Problem to work on -
Check each line for the string "this". Give only the count of lines that have it.

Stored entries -
┌──

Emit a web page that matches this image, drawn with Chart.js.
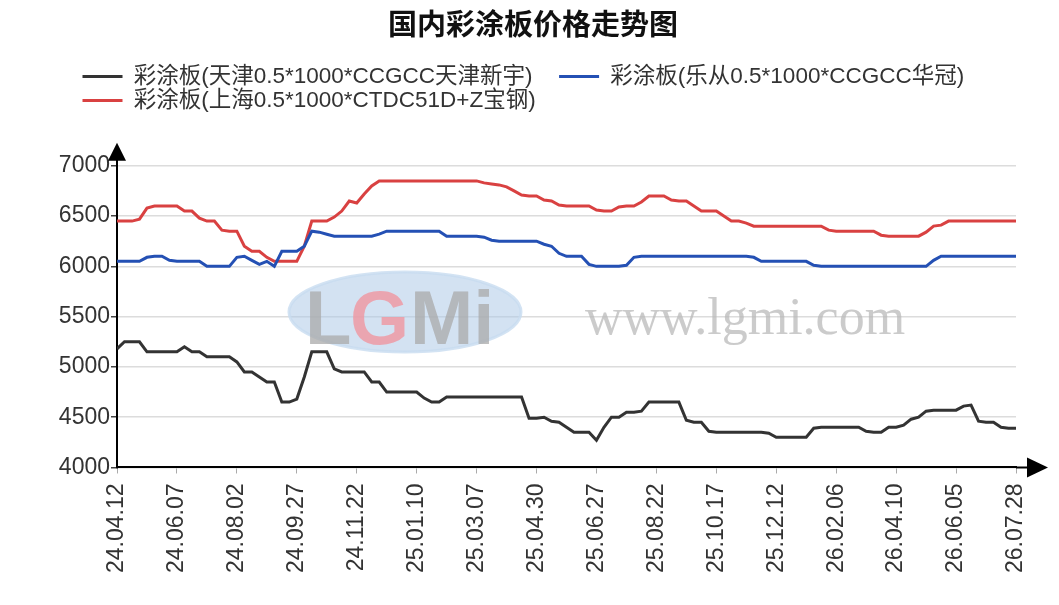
<!DOCTYPE html>
<html>
<head>
<meta charset="utf-8">
<title>国内彩涂板价格走势图</title>
<script src="https://cdn.jsdelivr.net/npm/chart.js@4.4.1/dist/chart.umd.min.js"></script>
<style>
  html, body { margin: 0; padding: 0; background: #fff; }
  #wrap { width: 1059px; height: 605px; }
</style>
</head>
<body>
<div id="wrap"><canvas id="line-chartcanvas"></canvas></div>
<script>
// x tick labels, one every 8 points
var tickLabels = ['24.04.12', '24.06.07', '24.08.02', '24.09.27', '24.11.22', '25.01.10', '25.03.07', '25.04.30',
  '25.06.27', '25.08.22', '25.10.17', '25.12.12', '26.02.06', '26.04.10', '26.06.05', '26.07.28'];
var pointsPerLabel = 8;

var seriesNames = [
  '彩涂板(天津0.5*1000*CCGCC天津新宇)',
  '彩涂板(乐从0.5*1000*CCGCC华冠)',
  '彩涂板(上海0.5*1000*CTDC51D+Z宝钢)'
];

// 天津
var tianjin = [
  5180, 5250, 5250, 5250, 5150, 5150, 5150, 5150, 5150, 5200,
  5150, 5150, 5100, 5100, 5100, 5100, 5050, 4950, 4950, 4900,
  4850, 4850, 4650, 4650, 4680, 4900, 5150, 5150, 5150, 4980,
  4950, 4950, 4950, 4950, 4850, 4850, 4750, 4750, 4750, 4750,
  4750, 4690, 4650, 4650, 4700, 4700, 4700, 4700, 4700, 4700,
  4700, 4700, 4700, 4700, 4700, 4490, 4490, 4500, 4460, 4450,
  4400, 4350, 4350, 4350, 4270, 4400, 4500, 4500, 4550, 4550,
  4560, 4650, 4650, 4650, 4650, 4650, 4470, 4450, 4450, 4360,
  4350, 4350, 4350, 4350, 4350, 4350, 4350, 4340, 4300, 4300,
  4300, 4300, 4300, 4390, 4400, 4400, 4400, 4400, 4400, 4400,
  4360, 4350, 4350, 4400, 4400, 4420, 4480, 4500, 4560, 4570,
  4570, 4570, 4570, 4610, 4620, 4460, 4450, 4450, 4400, 4390,
  4390
];

// 乐从
var lecong = [
  6050, 6050, 6050, 6050, 6090, 6100, 6100, 6060, 6050, 6050,
  6050, 6050, 6000, 6000, 6000, 6000, 6090, 6100, 6060, 6020,
  6050, 6000, 6150, 6150, 6150, 6200, 6350, 6340, 6320, 6300,
  6300, 6300, 6300, 6300, 6300, 6320, 6350, 6350, 6350, 6350,
  6350, 6350, 6350, 6350, 6300, 6300, 6300, 6300, 6300, 6290,
  6260, 6250, 6250, 6250, 6250, 6250, 6250, 6220, 6200, 6130,
  6100, 6100, 6100, 6020, 6000, 6000, 6000, 6000, 6010, 6090,
  6100, 6100, 6100, 6100, 6100, 6100, 6100, 6100, 6100, 6100,
  6100, 6100, 6100, 6100, 6100, 6090, 6050, 6050, 6050, 6050,
  6050, 6050, 6050, 6010, 6000, 6000, 6000, 6000, 6000, 6000,
  6000, 6000, 6000, 6000, 6000, 6000, 6000, 6000, 6000, 6060,
  6100, 6100, 6100, 6100, 6100, 6100, 6100, 6100, 6100, 6100,
  6100
];

// 上海
var shanghai = [
  6450, 6450, 6450, 6470, 6580, 6600, 6600, 6600, 6600, 6550,
  6550, 6480, 6450, 6450, 6360, 6350, 6350, 6200, 6150, 6150,
  6090, 6050, 6050, 6050, 6050, 6200, 6450, 6450, 6450, 6490,
  6550, 6650, 6630, 6720, 6800, 6850, 6850, 6850, 6850, 6850,
  6850, 6850, 6850, 6850, 6850, 6850, 6850, 6850, 6850, 6830,
  6820, 6810, 6790, 6750, 6710, 6700, 6700, 6660, 6650, 6610,
  6600, 6600, 6600, 6600, 6560, 6550, 6550, 6590, 6600, 6600,
  6640, 6700, 6700, 6700, 6660, 6650, 6650, 6600, 6550, 6550,
  6550, 6500, 6450, 6450, 6430, 6400, 6400, 6400, 6400, 6400,
  6400, 6400, 6400, 6400, 6400, 6360, 6350, 6350, 6350, 6350,
  6350, 6350, 6310, 6300, 6300, 6300, 6300, 6300, 6340, 6400,
  6410, 6450, 6450, 6450, 6450, 6450, 6450, 6450, 6450, 6450,
  6450
];

var seriesColors = ['#333333', '#2450b4', '#d94141'];

function toPoints(arr) {
  var out = [];
  for (var i = 0; i < arr.length; i++) {
    out.push({ x: i, y: arr[i] });
  }
  return out;
}

var font = 'Liberation Sans, Arial, Noto Sans CJK SC, sans-serif';

// watermark, axis arrows, legend offset
var decorPlugin = {
  id: 'decor',
  afterLayout: function(chart) {
    // legend starts further right than the y axis labels
    chart.legend.left = 81;
  },
  beforeDatasetsDraw: function(chart) {
    var ctx = chart.ctx;
    ctx.save();
    // logo
    ctx.beginPath();
    ctx.ellipse(405, 312, 116, 40, 0, 0, Math.PI * 2);
    ctx.fillStyle = 'rgba(175,202,232,0.55)';
    ctx.fill();
    ctx.lineWidth = 3;
    ctx.strokeStyle = 'rgba(200,220,240,0.8)';
    ctx.stroke();
    ctx.font = 'bold 76px Liberation Sans, Arial, sans-serif';
    ctx.textBaseline = 'alphabetic';
    ctx.fillStyle = 'rgba(170,170,170,0.75)';
    ctx.fillText('L', 305, 344);
    ctx.fillStyle = 'rgba(240,150,160,0.8)';
    ctx.fillText('G', 350, 344);
    ctx.fillStyle = 'rgba(170,170,170,0.75)';
    ctx.fillText('Mi', 410, 344);
    // site name
    ctx.font = '52px Liberation Serif, serif';
    ctx.fillStyle = 'rgba(185,185,185,0.75)';
    ctx.fillText('www.lgmi.com', 585, 334);
    ctx.restore();
  },
  afterDraw: function(chart) {
    var ctx = chart.ctx;
    var a = chart.chartArea;
    ctx.save();
    ctx.strokeStyle = '#000';
    ctx.fillStyle = '#000';
    ctx.lineWidth = 2;
    ctx.beginPath();
    ctx.moveTo(a.left, a.top);
    ctx.lineTo(a.left, a.top - 6);
    ctx.moveTo(a.right, a.bottom);
    ctx.lineTo(a.right + 12, a.bottom);
    ctx.stroke();
    ctx.beginPath();
    ctx.moveTo(a.left, a.top - 23);
    ctx.lineTo(a.left + 9, a.top - 5);
    ctx.lineTo(a.left - 9, a.top - 5);
    ctx.closePath();
    ctx.fill();
    ctx.beginPath();
    ctx.moveTo(a.right + 32, a.bottom);
    ctx.lineTo(a.right + 11, a.bottom - 10);
    ctx.lineTo(a.right + 11, a.bottom + 10);
    ctx.closePath();
    ctx.fill();
    ctx.restore();
  }
};

var ctx = document.getElementById('line-chartcanvas');

var data = {
  datasets: [
    {
      label: seriesNames[0],
      data: toPoints(tianjin),
      borderColor: seriesColors[0],
      backgroundColor: seriesColors[0],
      borderWidth: 3,
      pointRadius: 0,
      tension: 0,
      fill: false
    },
    {
      label: seriesNames[1],
      data: toPoints(lecong),
      borderColor: seriesColors[1],
      backgroundColor: seriesColors[1],
      borderWidth: 3,
      pointRadius: 0,
      tension: 0,
      fill: false
    },
    {
      label: seriesNames[2],
      data: toPoints(shanghai),
      borderColor: seriesColors[2],
      backgroundColor: seriesColors[2],
      borderWidth: 3,
      pointRadius: 0,
      tension: 0,
      fill: false
    }
  ]
};

var chart = new Chart(ctx, {
  type: 'line',
  data: data,
  plugins: [decorPlugin],
  options: {
    responsive: true,
    maintainAspectRatio: false,
    animation: false,
    layout: { padding: { left: 50, right: 43, top: 0, bottom: 22 } },
    plugins: {
      title: {
        display: true,
        text: '国内彩涂板价格走势图',
        color: '#111',
        font: { family: 'Noto Sans CJK SC, sans-serif', size: 29, weight: 'bold' },
        padding: { top: 7, bottom: 22 }
      },
      subtitle: {
        display: true,
        text: '',
        weight: 500,
        font: { size: 10, lineHeight: 1 },
        padding: { top: 34, bottom: 0 }
      },
      legend: {
        display: true,
        position: 'top',
        align: 'start',
        labels: {
          boxWidth: 40,
          boxHeight: 3,
          padding: 1.5,
          color: '#333',
          font: { family: font, size: 22.5 },
          generateLabels: function(c) {
            var items = Chart.defaults.plugins.legend.labels.generateLabels(c);
            items.forEach(function(it) {
              it.lineWidth = 0;
              it.text = it.text + '    ';
            });
            return items;
          }
        }
      },
      tooltip: { enabled: false }
    },
    scales: {
      x: {
        type: 'linear',
        min: 0,
        max: (tickLabels.length - 1) * pointsPerLabel,
        border: { color: '#000', width: 2 },
        grid: { drawOnChartArea: false, drawTicks: true, tickLength: 6, tickColor: '#aaa' },
        ticks: {
          stepSize: pointsPerLabel,
          autoSkip: false,
          minRotation: 90,
          maxRotation: 90,
          padding: 10,
          color: '#333',
          font: { family: font, size: 23 },
          callback: function(v) {
            return tickLabels[Math.round(v / pointsPerLabel)];
          }
        }
      },
      y: {
        min: 4000,
        max: 7000,
        border: { color: '#000', width: 2 },
        grid: { color: '#dcdcdc', lineWidth: 1.5, tickLength: 6, tickColor: '#444' },
        ticks: {
          stepSize: 500,
          padding: 1,
          color: '#333',
          font: { family: font, size: 23 },
          callback: function(v) {
            return String(v);
          }
        },
        afterFit: function(scale) {
          scale.width = 67;
        }
      }
    }
  }
});
</script>
</body>
</html>
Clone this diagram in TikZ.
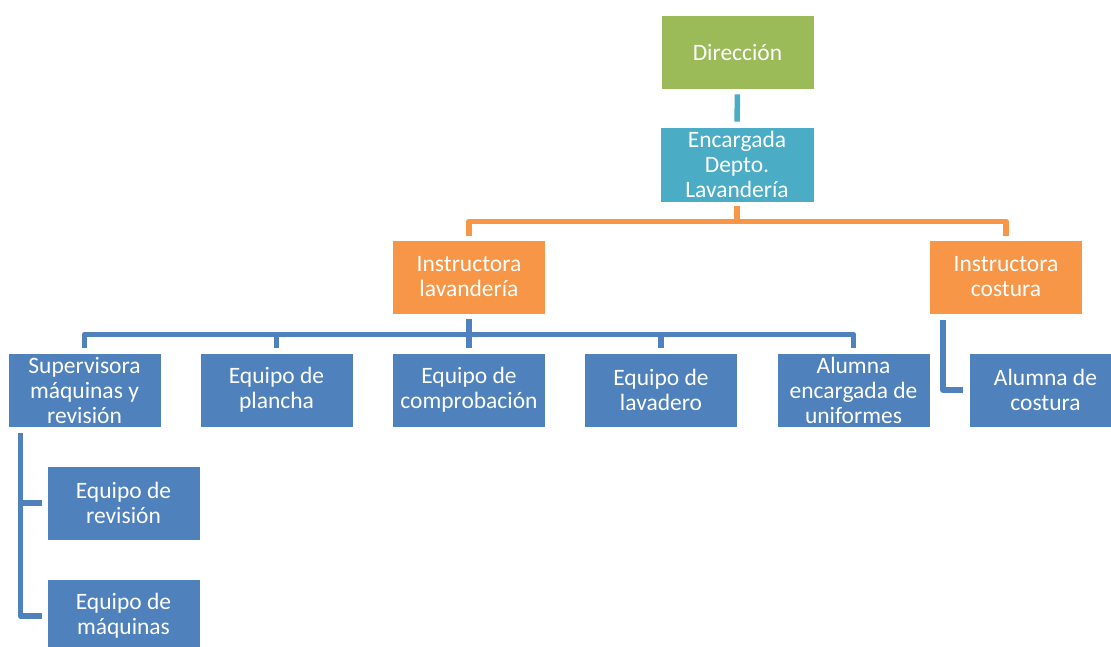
\documentclass[tikz,border=0pt]{standalone}
\usepackage{fontspec}
\setmainfont{Carlito}
\definecolor{cgreen}{HTML}{9BBB59}
\definecolor{cteal}{HTML}{4BACC6}
\definecolor{corange}{HTML}{F79646}
\definecolor{cblue}{HTML}{4F81BD}
\begin{document}
\begin{tikzpicture}[x=1pt,y=1pt,
  box/.style={draw=white, line width=0.8pt, minimum width=153pt, minimum height=74pt,
    text=white, align=center, inner sep=0pt,
    font=\fontsize{23.5}{25}\selectfont},
  gbox/.style={box, fill=cgreen},
  tbox/.style={box, fill=cteal},
  obox/.style={box, fill=corange},
  bbox/.style={box, fill=cblue},
  conn/.style={line width=5.5pt, line join=round},
  tconn/.style={conn, draw=cteal},
  oconn/.style={conn, draw=corange},
  bconn/.style={conn, draw=cblue}]
\useasboundingbox (0,0) rectangle (1111,-646);
\clip (0,0) rectangle (1111,-646);
\fill[white] (0,0) rectangle (1111,-646);
% nodes
\node[gbox] (dir) at (737.5,-52) {Dirección};
\node[tbox, minimum width=154pt, minimum height=75pt] (enc) at (737,-164.5) {Encargada\\Depto.\\Lavandería};
\node[obox] (il) at (469,-277) {Instructora\\lavandería};
\node[obox] (ic) at (1006,-277) {Instructora\\costura};
\node[bbox] (sup) at (84.5,-390) {Supervisora\\máquinas y\\revisión};
\node[bbox] (pla) at (276.5,-390) {Equipo de\\plancha};
\node[bbox] (com) at (469,-390) {Equipo de\\comprobación};
\node[bbox] (lav) at (661,-390) {Equipo de\\lavadero};
\node[bbox] (alu) at (853.5,-390) {Alumna\\encargada de\\uniformes};
\node[bbox] (acos) at (1045.5,-390) {Alumna de\\costura};
\node[bbox] (erev) at (123.5,-503) {Equipo de\\revisión};
\node[bbox] (emaq) at (123.5,-616) {Equipo de\\máquinas};
% connectors
\draw[tconn, shorten <=5pt, shorten >=5pt] (dir.south) -- (enc.north);
\draw[oconn, shorten <=4pt, shorten >=4pt] (enc.south) -- ++(0,-19) -| (il.north);
\draw[oconn, shorten <=4pt, shorten >=4pt] (enc.south) -- ++(0,-19) -| (ic.north);
\foreach \c in {sup,pla,com,lav,alu}
  \draw[bconn, shorten <=5pt, shorten >=5pt] (il.south) -- ++(0,-20) -| (\c.north);
\draw[bconn, shorten <=6pt, shorten >=6pt] ([xshift=14pt]ic.south west) |- (acos.west);
\draw[bconn, shorten <=6pt, shorten >=5pt] ([xshift=13pt]sup.south west) |- (erev.west);
\draw[bconn, shorten <=6pt, shorten >=5pt] ([xshift=13pt]sup.south west) |- (emaq.west);
\end{tikzpicture}
\end{document}
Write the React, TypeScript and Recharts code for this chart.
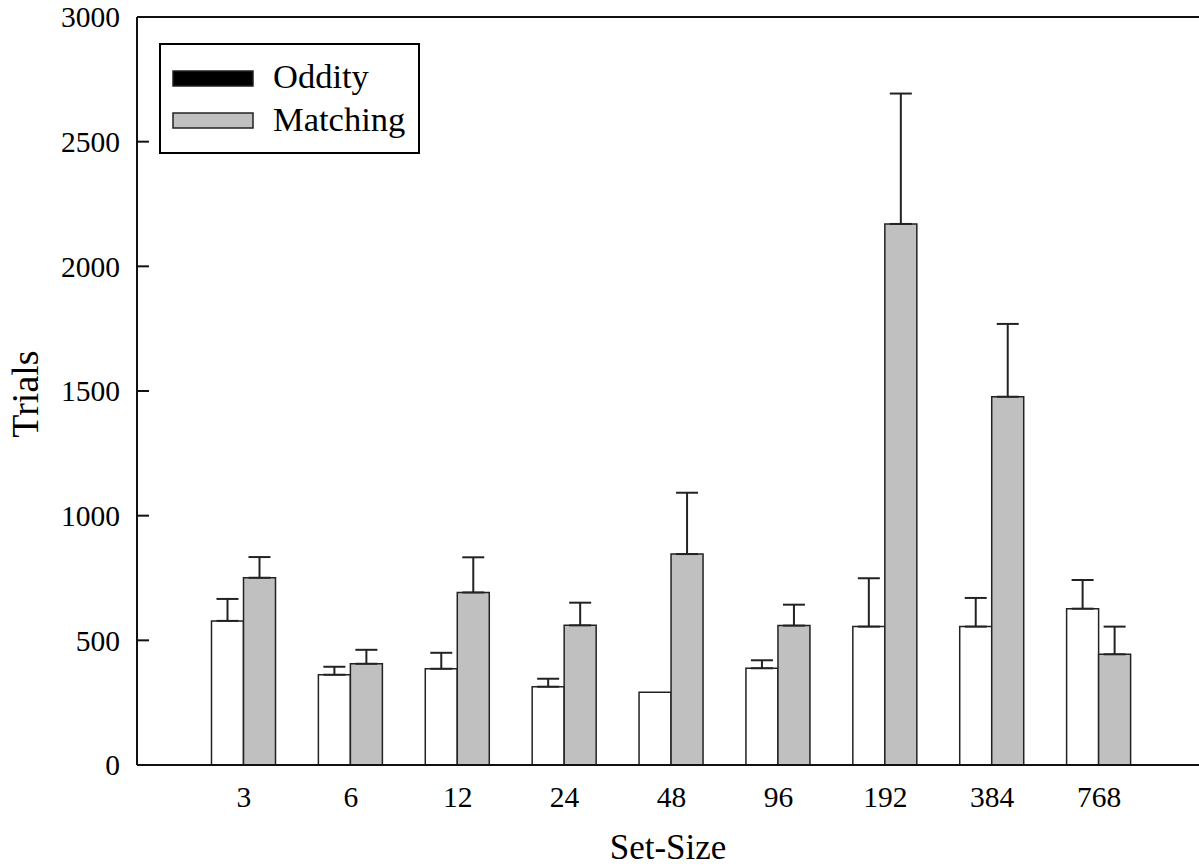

└──

Task output -
3